● **Aim of the task**:
Tally the lines that contain the string "this" and state that total without comment.

● **Extracted entries**:
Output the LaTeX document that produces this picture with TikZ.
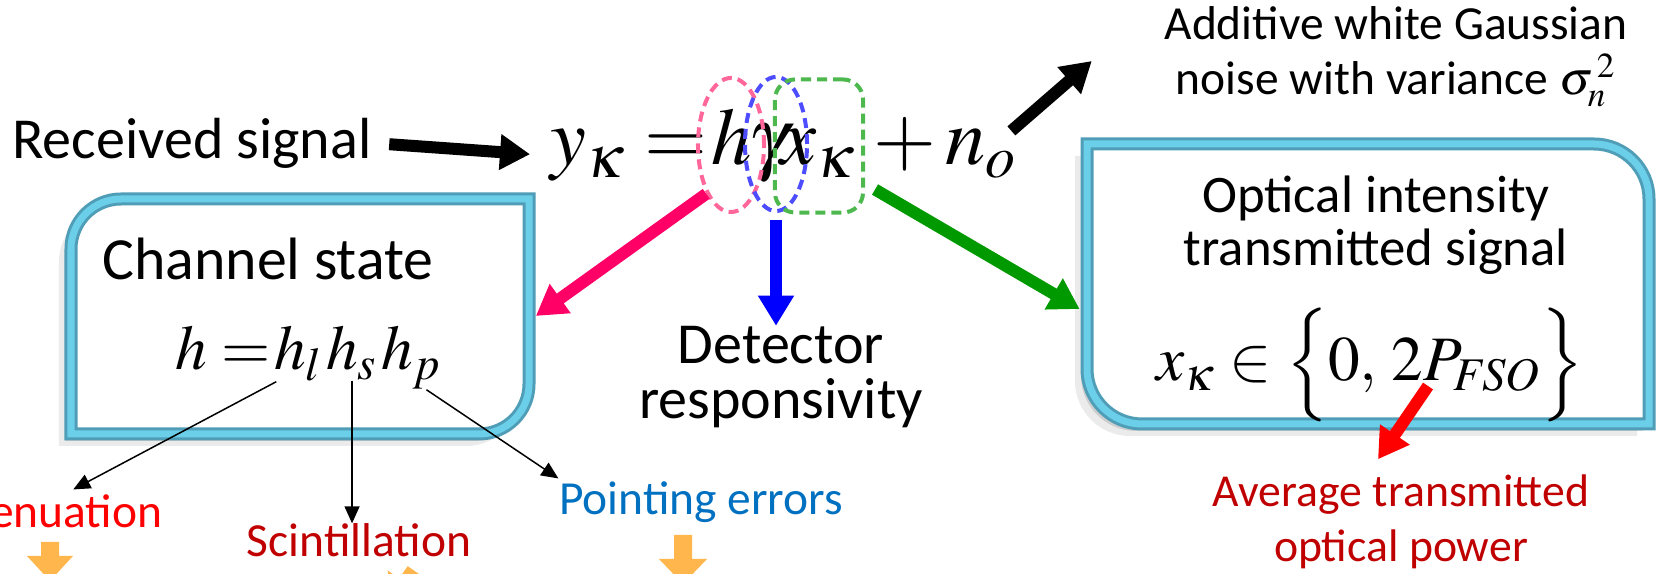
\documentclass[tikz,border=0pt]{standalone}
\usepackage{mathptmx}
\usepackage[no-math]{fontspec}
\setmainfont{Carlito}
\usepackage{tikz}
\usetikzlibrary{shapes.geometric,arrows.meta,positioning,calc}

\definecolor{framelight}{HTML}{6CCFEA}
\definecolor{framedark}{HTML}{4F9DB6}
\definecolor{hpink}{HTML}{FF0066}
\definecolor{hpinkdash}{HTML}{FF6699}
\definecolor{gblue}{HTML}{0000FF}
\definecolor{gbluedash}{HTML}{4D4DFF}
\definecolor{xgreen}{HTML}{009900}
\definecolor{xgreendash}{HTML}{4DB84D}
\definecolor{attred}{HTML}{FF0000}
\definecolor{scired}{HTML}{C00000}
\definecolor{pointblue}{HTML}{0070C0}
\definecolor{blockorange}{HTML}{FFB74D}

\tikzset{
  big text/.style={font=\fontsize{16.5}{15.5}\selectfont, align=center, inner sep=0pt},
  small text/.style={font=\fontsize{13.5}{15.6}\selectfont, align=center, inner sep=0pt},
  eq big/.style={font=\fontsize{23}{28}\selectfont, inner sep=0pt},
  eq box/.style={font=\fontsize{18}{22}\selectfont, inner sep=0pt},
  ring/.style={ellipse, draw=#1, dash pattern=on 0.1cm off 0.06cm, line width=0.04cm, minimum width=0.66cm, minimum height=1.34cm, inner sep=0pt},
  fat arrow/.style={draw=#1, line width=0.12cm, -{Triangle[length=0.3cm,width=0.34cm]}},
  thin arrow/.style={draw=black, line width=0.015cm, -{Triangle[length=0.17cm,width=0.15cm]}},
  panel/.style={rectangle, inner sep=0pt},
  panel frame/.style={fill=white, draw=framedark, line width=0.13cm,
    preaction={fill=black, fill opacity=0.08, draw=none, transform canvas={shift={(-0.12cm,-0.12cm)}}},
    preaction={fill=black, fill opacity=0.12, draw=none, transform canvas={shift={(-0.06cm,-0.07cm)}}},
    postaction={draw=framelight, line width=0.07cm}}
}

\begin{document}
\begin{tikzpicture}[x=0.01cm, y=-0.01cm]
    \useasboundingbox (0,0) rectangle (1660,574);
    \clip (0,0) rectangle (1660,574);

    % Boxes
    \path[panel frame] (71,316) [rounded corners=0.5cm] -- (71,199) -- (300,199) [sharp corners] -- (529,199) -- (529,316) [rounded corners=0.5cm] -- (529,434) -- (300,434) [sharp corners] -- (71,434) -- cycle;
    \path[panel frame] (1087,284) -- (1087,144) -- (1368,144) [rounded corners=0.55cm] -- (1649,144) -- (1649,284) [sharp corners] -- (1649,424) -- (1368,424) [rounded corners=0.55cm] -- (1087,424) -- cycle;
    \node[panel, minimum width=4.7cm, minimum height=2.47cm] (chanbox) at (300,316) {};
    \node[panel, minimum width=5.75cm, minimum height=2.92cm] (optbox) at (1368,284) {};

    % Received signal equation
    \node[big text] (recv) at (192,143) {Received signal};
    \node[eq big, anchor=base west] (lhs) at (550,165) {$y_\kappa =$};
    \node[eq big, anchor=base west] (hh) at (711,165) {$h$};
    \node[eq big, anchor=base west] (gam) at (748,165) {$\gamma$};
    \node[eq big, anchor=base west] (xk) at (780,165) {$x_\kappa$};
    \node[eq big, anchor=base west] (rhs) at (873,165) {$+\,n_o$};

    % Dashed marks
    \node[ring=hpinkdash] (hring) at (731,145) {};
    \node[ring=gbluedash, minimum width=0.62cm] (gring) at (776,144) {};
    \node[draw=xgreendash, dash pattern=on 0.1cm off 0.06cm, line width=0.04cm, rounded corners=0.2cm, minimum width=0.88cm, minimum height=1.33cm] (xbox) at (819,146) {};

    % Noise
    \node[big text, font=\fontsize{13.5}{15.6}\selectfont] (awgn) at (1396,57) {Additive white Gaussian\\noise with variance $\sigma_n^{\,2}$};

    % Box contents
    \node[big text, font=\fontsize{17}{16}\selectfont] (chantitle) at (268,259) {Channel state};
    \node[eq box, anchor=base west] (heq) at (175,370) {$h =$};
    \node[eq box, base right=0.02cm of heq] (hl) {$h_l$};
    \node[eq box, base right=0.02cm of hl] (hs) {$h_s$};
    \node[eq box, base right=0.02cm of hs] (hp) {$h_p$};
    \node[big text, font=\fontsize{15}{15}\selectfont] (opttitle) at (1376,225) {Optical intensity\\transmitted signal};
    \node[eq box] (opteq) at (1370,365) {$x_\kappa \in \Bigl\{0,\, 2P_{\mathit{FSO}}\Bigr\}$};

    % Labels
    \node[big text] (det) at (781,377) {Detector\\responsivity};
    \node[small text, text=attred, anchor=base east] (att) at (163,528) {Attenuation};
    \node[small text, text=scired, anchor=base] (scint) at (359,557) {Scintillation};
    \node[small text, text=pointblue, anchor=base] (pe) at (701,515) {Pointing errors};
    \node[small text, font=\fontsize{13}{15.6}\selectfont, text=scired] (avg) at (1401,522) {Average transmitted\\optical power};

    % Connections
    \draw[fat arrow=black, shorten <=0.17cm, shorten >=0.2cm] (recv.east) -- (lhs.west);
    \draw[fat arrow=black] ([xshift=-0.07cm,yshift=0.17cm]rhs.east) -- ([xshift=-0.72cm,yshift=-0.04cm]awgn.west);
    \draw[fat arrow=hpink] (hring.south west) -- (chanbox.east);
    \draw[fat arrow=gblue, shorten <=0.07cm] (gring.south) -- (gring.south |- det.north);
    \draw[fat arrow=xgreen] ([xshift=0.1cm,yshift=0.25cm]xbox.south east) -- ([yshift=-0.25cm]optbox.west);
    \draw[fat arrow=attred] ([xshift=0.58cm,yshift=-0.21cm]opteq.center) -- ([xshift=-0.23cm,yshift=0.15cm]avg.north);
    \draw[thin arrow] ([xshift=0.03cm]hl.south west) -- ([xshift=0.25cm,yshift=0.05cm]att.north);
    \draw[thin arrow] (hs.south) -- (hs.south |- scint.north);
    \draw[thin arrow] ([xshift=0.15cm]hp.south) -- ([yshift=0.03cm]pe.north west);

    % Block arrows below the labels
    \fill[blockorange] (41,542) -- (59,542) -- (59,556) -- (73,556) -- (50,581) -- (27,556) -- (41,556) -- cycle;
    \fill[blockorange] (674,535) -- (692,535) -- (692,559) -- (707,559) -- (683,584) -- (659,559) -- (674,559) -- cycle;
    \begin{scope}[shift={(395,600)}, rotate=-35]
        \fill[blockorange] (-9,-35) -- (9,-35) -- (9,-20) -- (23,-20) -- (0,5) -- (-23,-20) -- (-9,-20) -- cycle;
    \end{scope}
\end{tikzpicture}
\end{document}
* * *
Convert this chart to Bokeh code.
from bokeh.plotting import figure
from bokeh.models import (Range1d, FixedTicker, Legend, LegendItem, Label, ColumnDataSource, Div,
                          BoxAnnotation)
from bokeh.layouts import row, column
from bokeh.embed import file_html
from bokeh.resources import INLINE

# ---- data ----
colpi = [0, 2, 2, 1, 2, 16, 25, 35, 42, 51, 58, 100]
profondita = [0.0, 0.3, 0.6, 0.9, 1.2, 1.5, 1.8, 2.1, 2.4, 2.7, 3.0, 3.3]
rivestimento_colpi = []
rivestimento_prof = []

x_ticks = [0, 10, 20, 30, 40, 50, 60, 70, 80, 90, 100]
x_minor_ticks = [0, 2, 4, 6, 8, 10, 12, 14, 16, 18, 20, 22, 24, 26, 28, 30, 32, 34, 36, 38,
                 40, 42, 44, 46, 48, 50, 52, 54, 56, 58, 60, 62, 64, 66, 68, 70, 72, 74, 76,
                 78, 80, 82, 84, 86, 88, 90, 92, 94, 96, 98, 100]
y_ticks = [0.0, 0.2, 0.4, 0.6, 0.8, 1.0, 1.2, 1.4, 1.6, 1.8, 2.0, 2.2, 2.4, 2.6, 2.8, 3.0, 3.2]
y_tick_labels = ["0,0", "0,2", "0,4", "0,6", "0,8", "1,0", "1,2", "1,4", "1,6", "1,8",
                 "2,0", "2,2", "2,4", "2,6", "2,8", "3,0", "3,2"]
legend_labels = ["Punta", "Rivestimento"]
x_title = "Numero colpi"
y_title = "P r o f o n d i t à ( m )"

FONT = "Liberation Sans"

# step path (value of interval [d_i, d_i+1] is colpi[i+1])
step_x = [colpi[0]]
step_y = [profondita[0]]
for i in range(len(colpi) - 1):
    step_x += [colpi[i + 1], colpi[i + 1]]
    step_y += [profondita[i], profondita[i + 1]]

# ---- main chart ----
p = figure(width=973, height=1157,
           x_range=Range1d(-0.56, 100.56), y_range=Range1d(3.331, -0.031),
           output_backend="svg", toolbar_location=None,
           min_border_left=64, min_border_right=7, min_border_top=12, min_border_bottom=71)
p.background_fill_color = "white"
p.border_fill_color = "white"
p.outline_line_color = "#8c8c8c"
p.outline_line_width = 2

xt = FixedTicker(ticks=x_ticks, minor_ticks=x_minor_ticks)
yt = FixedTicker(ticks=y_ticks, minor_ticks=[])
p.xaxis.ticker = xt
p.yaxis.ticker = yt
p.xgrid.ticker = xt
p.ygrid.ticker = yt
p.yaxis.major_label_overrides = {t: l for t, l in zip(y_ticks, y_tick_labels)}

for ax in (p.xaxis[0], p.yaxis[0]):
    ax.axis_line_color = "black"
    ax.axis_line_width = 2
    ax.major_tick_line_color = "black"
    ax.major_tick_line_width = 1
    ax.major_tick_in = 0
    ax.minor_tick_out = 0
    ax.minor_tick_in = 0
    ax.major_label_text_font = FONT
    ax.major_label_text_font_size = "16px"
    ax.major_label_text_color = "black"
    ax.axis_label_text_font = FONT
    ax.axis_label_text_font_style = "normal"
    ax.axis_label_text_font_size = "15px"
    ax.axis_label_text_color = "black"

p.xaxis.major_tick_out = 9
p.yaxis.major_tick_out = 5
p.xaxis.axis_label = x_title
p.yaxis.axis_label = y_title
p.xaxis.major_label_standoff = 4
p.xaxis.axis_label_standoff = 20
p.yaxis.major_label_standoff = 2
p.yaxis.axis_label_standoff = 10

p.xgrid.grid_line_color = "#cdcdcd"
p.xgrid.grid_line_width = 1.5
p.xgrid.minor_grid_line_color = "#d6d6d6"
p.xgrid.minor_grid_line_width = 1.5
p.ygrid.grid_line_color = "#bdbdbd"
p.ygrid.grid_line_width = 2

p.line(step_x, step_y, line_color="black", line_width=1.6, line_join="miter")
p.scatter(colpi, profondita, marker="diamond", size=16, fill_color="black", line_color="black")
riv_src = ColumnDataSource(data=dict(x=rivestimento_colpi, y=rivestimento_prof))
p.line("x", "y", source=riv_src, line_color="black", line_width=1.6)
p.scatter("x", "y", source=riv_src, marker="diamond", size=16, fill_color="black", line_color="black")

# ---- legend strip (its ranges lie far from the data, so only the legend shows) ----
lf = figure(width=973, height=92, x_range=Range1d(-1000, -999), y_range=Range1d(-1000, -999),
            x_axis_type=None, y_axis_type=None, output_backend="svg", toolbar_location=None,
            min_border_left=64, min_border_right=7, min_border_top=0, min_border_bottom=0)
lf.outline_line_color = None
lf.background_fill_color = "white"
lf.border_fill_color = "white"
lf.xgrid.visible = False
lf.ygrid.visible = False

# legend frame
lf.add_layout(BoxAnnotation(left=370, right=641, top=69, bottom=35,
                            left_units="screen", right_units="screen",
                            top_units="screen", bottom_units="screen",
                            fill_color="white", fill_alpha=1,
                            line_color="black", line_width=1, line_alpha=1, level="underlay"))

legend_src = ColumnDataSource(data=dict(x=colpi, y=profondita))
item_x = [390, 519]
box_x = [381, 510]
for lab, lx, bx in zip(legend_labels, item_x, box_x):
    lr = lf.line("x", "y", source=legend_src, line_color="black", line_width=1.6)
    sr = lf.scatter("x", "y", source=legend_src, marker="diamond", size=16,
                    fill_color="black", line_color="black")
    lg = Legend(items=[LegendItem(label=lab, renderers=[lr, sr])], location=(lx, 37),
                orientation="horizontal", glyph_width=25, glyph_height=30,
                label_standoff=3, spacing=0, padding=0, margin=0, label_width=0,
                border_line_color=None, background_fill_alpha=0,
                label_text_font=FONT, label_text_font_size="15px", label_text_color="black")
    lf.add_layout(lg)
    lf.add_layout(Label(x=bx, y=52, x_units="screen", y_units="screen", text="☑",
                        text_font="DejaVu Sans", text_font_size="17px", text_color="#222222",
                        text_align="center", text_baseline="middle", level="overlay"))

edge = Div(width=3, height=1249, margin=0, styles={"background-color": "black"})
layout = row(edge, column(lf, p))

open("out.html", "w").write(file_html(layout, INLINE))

● **Expected answer**:
2